Kengo Ando

• This dissertation contributes to three distinct focuses of BF design as: BF for flexible connectivity, BF for enhanced connectivity, and BF for over-the-air-computating (AirComp). The first objective is the “BF for flexible connectivity”. In order to realize flexibility for preserving connectivity regardless of the user position in the coverage area, the recent cell-free MIMO (CF-MIMO) system is considered. For the BF design, a flexible design is proposed, which is directly adaptable not only for both uplink (UL) and downlink (DL) communication modes but also for both under-loaded and over-loaded scenarios. As for the second focus, termed “BF for enhanced connectivity,” a novel BF design compatible with three distinct power allocation schemes is proposed. For the sake of connectivity enhancement, a DL MIMO-rate splitting multiple access (RSMA) system is considered. Even though the proposed BF design is assumed to be used only for under-loaded or fully-loaded scenarios, the computational complexity required to design BF is significantly less than that of the state-of-the-art (SotA) alternative. Finally, the ”BF for Over the Air Computing” is considered for envisioning the realization of integrated AI and communication. In this focus, novel receiver (RX) BF designs compatible with uniform-forcing (UF) precoding for a multi-user UL multiple-input single-output (MISO)-AirComp system are considered for higher performance or lower complexity.

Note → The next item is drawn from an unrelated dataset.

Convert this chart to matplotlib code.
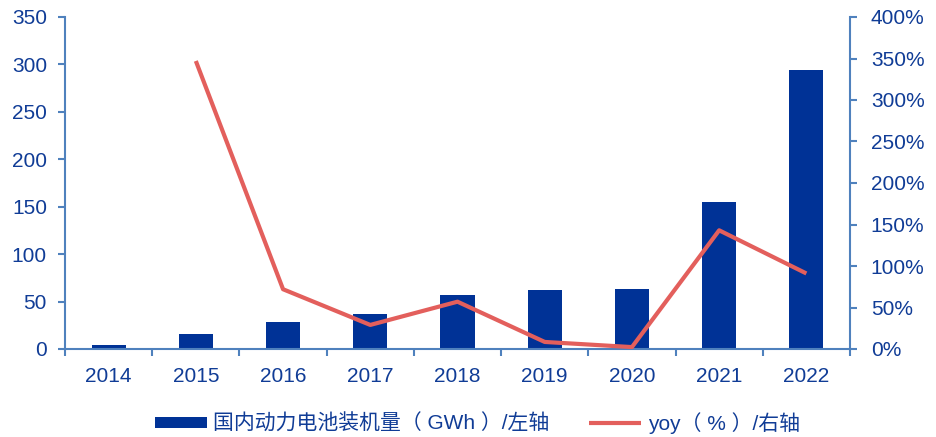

Toward higher performance design, while the proposed design sacrifices computational complexity in the BF, the resulting AirComp has a lower mean square error(MSE) performance. On the other hand, the proposed BF design for lower complexity realizes equivalent MSE performance achieved by the high-performance BF design with significantly lower complexity thanks to the combination of recent convex optimization and Bayesian optimization (BO) methods.